[WHAT IS ASKED] Starting at the first line of the listing below, repeat each line up to and including the one containing "td_joy_end_err = [0.41, 0.33, 0.39]". Leave out pictures.

[DATASET EXTRACT]

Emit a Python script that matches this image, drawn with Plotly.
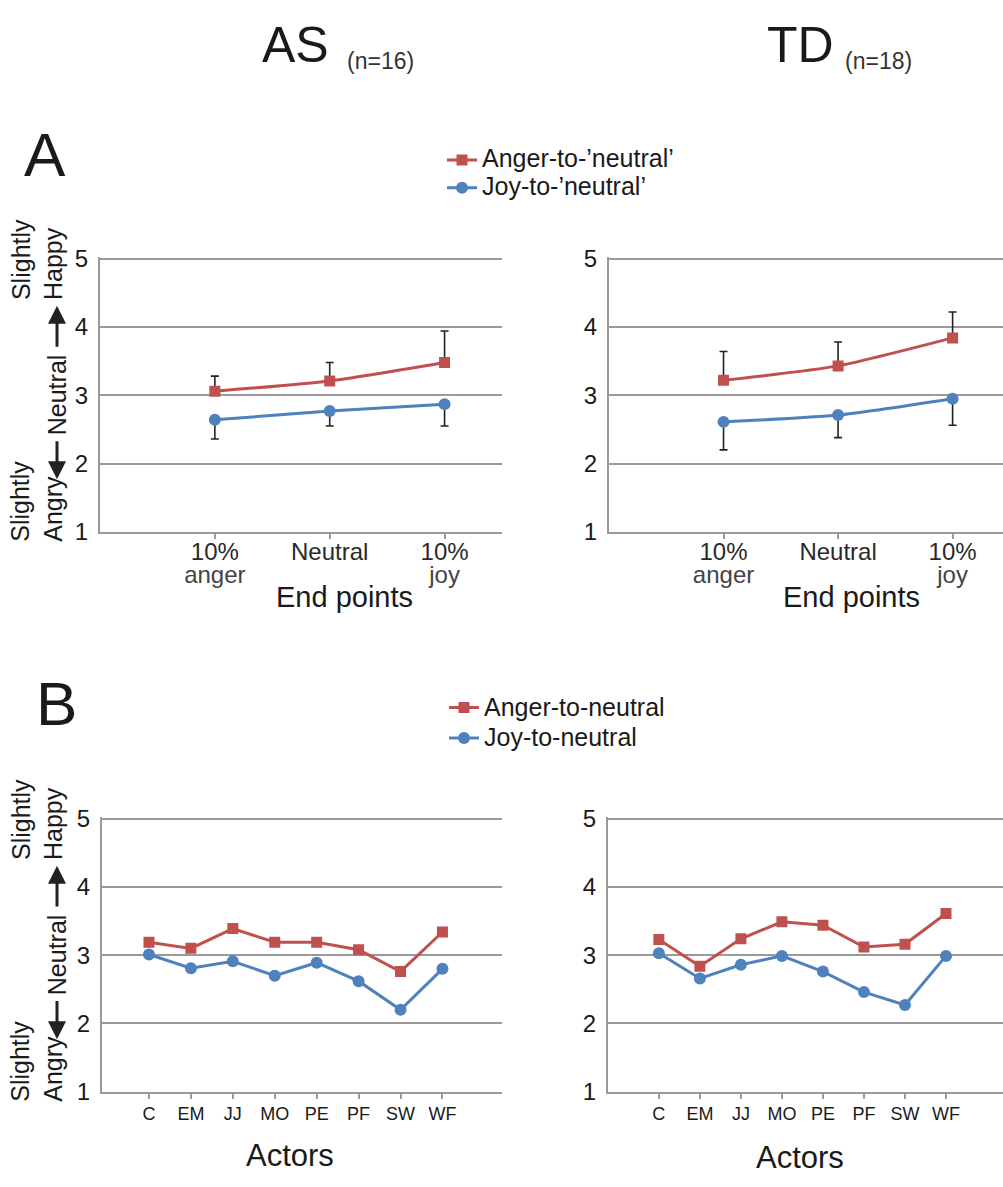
import plotly.graph_objects as go

W, H = 1003, 1187

# ---------------- data ----------------
endpoint_top = ["10%", "Neutral", "10%"]
endpoint_bottom = ["anger", "", "joy"]
actors = ["C", "EM", "JJ", "MO", "PE", "PF", "SW", "WF"]
y_ticks = [1, 2, 3, 4, 5]

as_anger_end = [3.06, 3.21, 3.48]
as_anger_end_err = [0.22, 0.27, 0.46]
as_joy_end = [2.64, 2.77, 2.87]
as_joy_end_err = [0.28, 0.22, 0.32]

td_anger_end = [3.22, 3.43, 3.84]
td_anger_end_err = [0.42, 0.35, 0.38]
td_joy_end = [2.61, 2.71, 2.95]
td_joy_end_err = [0.41, 0.33, 0.39]

as_anger_act = [3.19, 3.10, 3.39, 3.19, 3.19, 3.08, 2.76, 3.34]
as_joy_act = [3.01, 2.81, 2.91, 2.70, 2.89, 2.62, 2.20, 2.80]
td_anger_act = [3.23, 2.84, 3.24, 3.49, 3.44, 3.12, 3.16, 3.61]
td_joy_act = [3.03, 2.66, 2.86, 2.99, 2.76, 2.46, 2.27, 2.99]

# ---------------- style ----------------
RED = "#C0504D"
BLUE = "#4F81BD"
GRID = "#9a9a9a"
TXT = "#1a1a1a"
FONT = "Liberation Sans, Arial, sans-serif"


def px_x(p):
    return p / W


def px_y(p):
    return 1 - p / H


def sp(t, size, color=None):
    col = f";color:{color}" if color else ""
    return f"<span style='font-size:{size}px{col}'>{t}</span>"


end_ticktext = []
for a, b in zip(endpoint_top, endpoint_bottom):
    s = sp(a, 24, "#2a2a2a")
    if b:
        s += "<br>" + sp(b, 24, "#444444")
    end_ticktext.append(s)

fig = go.Figure()


def add_pair(xa, ya, xs, anger, joy, anger_err, joy_err, legend, names, shape, showleg):
    zeros = [0] * len(xs)
    ekw = dict(type="data", symmetric=False, color="#222222", thickness=1.6, width=4)
    fig.add_trace(go.Scatter(
        x=xs, y=anger, xaxis=xa, yaxis=ya, mode="lines+markers",
        name=names[0], legend=legend, showlegend=showleg,
        line=dict(color=RED, width=3, shape=shape, smoothing=0.6),
        marker=dict(symbol="square", size=11, color=RED),
        error_y=dict(array=anger_err, arrayminus=zeros, **ekw) if anger_err else None,
    ))
    fig.add_trace(go.Scatter(
        x=xs, y=joy, xaxis=xa, yaxis=ya, mode="lines+markers",
        name=names[1], legend=legend, showlegend=showleg,
        line=dict(color=BLUE, width=3, shape=shape, smoothing=0.6),
        marker=dict(symbol="circle", size=12, color=BLUE),
        error_y=dict(array=zeros, arrayminus=joy_err, **ekw) if joy_err else None,
    ))


xe = list(range(len(endpoint_top)))
xb = list(range(len(actors)))
namesA = [sp("Anger-to-\u2019neutral\u2019", 25), sp("Joy-to-\u2019neutral\u2019", 25)]
namesB = [sp("Anger-to-neutral", 25), sp("Joy-to-neutral", 25)]

add_pair("x", "y", xe, as_anger_end, as_joy_end, as_anger_end_err, as_joy_end_err, "legend", namesA, "spline", True)
add_pair("x2", "y2", xe, td_anger_end, td_joy_end, td_anger_end_err, td_joy_end_err, "legend", namesA, "spline", False)
add_pair("x3", "y3", xb, as_anger_act, as_joy_act, None, None, "legend2", namesB, "linear", True)
add_pair("x4", "y4", xb, td_anger_act, td_joy_act, None, None, "legend2", namesB, "linear", False)

ydomA = [px_y(531), px_y(250.6)]
ydomB = [px_y(1103), px_y(822.6)]

xcommon = dict(showline=True, linecolor=GRID, linewidth=2, ticks="outside", ticklen=5,
               tickcolor=GRID, tickwidth=1.5, showgrid=False, zeroline=False,
               tickfont=dict(family=FONT, size=17.5, color=TXT))
ycommon = dict(range=[1, 5.02], tickvals=y_ticks, showline=True, linecolor=GRID, linewidth=2,
               showgrid=True, gridcolor=GRID, gridwidth=2, zeroline=False, ticks="",
               tickfont=dict(family=FONT, size=24, color=TXT), ticklabelstandoff=5)

fig.update_layout(
    width=W, height=H, margin=dict(l=0, r=0, t=0, b=0),
    paper_bgcolor="white", plot_bgcolor="white",
    font=dict(family=FONT, color=TXT),
    xaxis=dict(domain=[px_x(100), px_x(502)], range=[-1, 2.5], tickvals=xe, ticktext=end_ticktext,
               anchor="y", **xcommon),
    yaxis=dict(domain=ydomA, anchor="x", **ycommon),
    xaxis2=dict(domain=[px_x(609), 1.0], range=[-1, 2.44], tickvals=xe, ticktext=end_ticktext,
                anchor="y2", **xcommon),
    yaxis2=dict(domain=ydomA, anchor="x2", **ycommon),
    xaxis3=dict(domain=[px_x(102), px_x(502)], range=[-1.12, 8.42], tickvals=xb,
                ticktext=[sp(a, 18) for a in actors], anchor="y3", **xcommon),
    yaxis3=dict(domain=ydomB, anchor="x3", **ycommon),
    xaxis4=dict(domain=[px_x(608), 1.0], range=[-1.24, 8.39], tickvals=xb,
                ticktext=[sp(a, 18) for a in actors], anchor="y4", **xcommon),
    yaxis4=dict(domain=ydomB, anchor="x4", **ycommon),
    legend=dict(x=px_x(442), y=px_y(132), xanchor="left", yanchor="top",
                font=dict(family=FONT, size=19, color=TXT), bgcolor="rgba(0,0,0,0)",
                tracegroupgap=0, itemwidth=30),
    legend2=dict(x=px_x(444), y=px_y(690), xanchor="left", yanchor="top",
                 font=dict(family=FONT, size=21, color=TXT), bgcolor="rgba(0,0,0,0)",
                 tracegroupgap=0, itemwidth=30),
)

ann = []


def text_ann(text, x, y, size, xref="paper", yref="paper", **kw):
    ann.append(dict(text=text, x=x, y=y, xref=xref, yref=yref, showarrow=False,
                    font=dict(family=FONT, size=size, color=kw.pop("color", TXT)),
                    xanchor=kw.pop("xanchor", "center"), yanchor=kw.pop("yanchor", "middle"), **kw))


# group titles
text_ann("AS", px_x(295), px_y(34), 50)
text_ann("(n=16)", px_x(380), px_y(50), 23, color="#333333")
text_ann("TD", px_x(800), px_y(34), 50)
text_ann("(n=18)", px_x(878), px_y(50), 23, color="#333333")
# panel letters
text_ann("A", px_x(45), px_y(146), 62)
text_ann("B", px_x(56), px_y(706), 62)
# axis titles
text_ann("End points", px_x(344), px_y(598), 29)
text_ann("End points", px_x(851), px_y(598), 29)
text_ann("Actors", px_x(290), px_y(1168), 31)
text_ann("Actors", px_x(800), px_y(1170), 31)

# rotated y-axis descriptors for both panels
for yr in ["y", "y3"]:
    text_ann("Slightly<br>Happy", px_x(37), 4.98, 25, yref=yr, textangle=-90, align="left")
    text_ann("Neutral", px_x(57), 3.0, 25, yref=yr, textangle=-90)
    text_ann("Slightly<br>Angry", px_x(37), 1.44, 25, yref=yr, textangle=-90, align="left")
    for tip, tail in [(4.31, 3.69), (1.77, 2.35)]:
        ann.append(dict(x=px_x(57), y=tip, xref="paper", yref=yr, ax=0, ay=tail,
                        axref="pixel", ayref=yr, showarrow=True, arrowhead=2,
                        arrowsize=1.2, arrowwidth=3, arrowcolor="#222222", text=""))

fig.update_layout(annotations=ann)

pin_js = (
    "document.documentElement.style.margin='0';"
    "document.documentElement.style.overflow='hidden';"
    "document.body.style.margin='0';"
    "document.body.style.overflow='hidden';"
    "document.body.style.height='1187px';"
    "var gd=document.getElementById('{plot_id}');"
    "gd.style.position='fixed';gd.style.top='0px';gd.style.left='0px';"
)
fig.write_html("out.html", config={"displayModeBar": False}, post_script=pin_js)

[RESPONSE]
Emit a Python script that matches this image, drawn with Plotly.
import plotly.graph_objects as go

W, H = 1003, 1187

# ---------------- data ----------------
endpoint_top = ["10%", "Neutral", "10%"]
endpoint_bottom = ["anger", "", "joy"]
actors = ["C", "EM", "JJ", "MO", "PE", "PF", "SW", "WF"]
y_ticks = [1, 2, 3, 4, 5]

as_anger_end = [3.06, 3.21, 3.48]
as_anger_end_err = [0.22, 0.27, 0.46]
as_joy_end = [2.64, 2.77, 2.87]
as_joy_end_err = [0.28, 0.22, 0.32]

td_anger_end = [3.22, 3.43, 3.84]
td_anger_end_err = [0.42, 0.35, 0.38]
td_joy_end = [2.61, 2.71, 2.95]
td_joy_end_err = [0.41, 0.33, 0.39]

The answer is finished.